In this class, we’ll use generative exercises, workshop-style feedback sessions, and discussions on published works to expand our skills as nonfiction storytellers, focusing on both style and substance. We’ll look at how scene, exposition, sentence-level craft, and larger structural choices work together to create a narrative whole, and we’ll practice making this happen on the page.
Whether you’re new to writing or are a veteran storyteller wanting support with a current memoir or essay project, this class will provide the opportunity to go deep into your work, probe the purpose and craft of the personal narrative, and hone your skills as a writer.

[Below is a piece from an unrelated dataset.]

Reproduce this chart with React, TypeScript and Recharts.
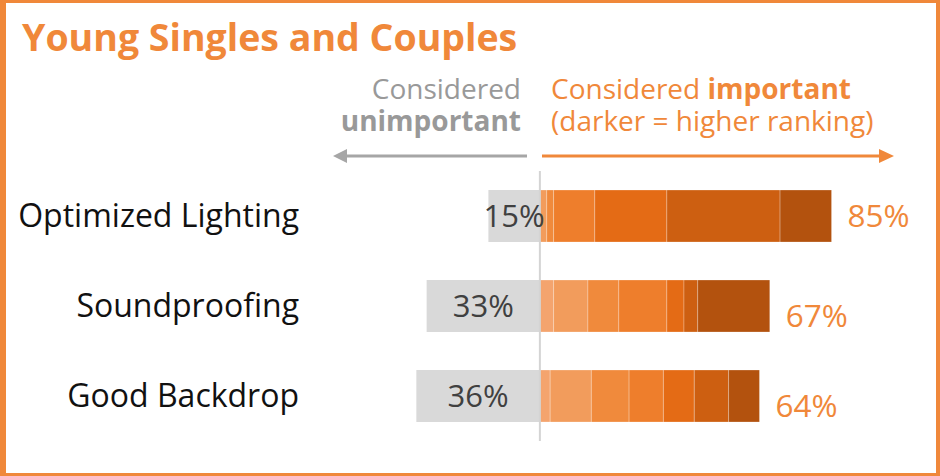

Lauren Markham is writer and educator based in Berkeley who writes fiction, essays, and literary journalism. Her book, The Far Away Brothers: Two Young Migrants and the Making of an American Life, was published by Crown in 2017, and was the winner of the Ridenhour Prize, the Northern California Book Award, silver medal winner of the California Book Award, shortlisted for a Lukas Award and the L.A. Times Book Prize, and longlisted for a Pen America Award.
Lauren's essays and reportage have appeared in outlets such as Harper’s, Guernica, the New York Times, The Guardian, The New Republic, Orion, and Virginia Quarterly Review, where she is a contributing editor. She has published fiction in Narrative, The American Literary Review, and Drunken Boat. In addition teaching at Left Margin LIT, she also teaches in the MFA in writing programs at Ashland University and the University of San Francisco.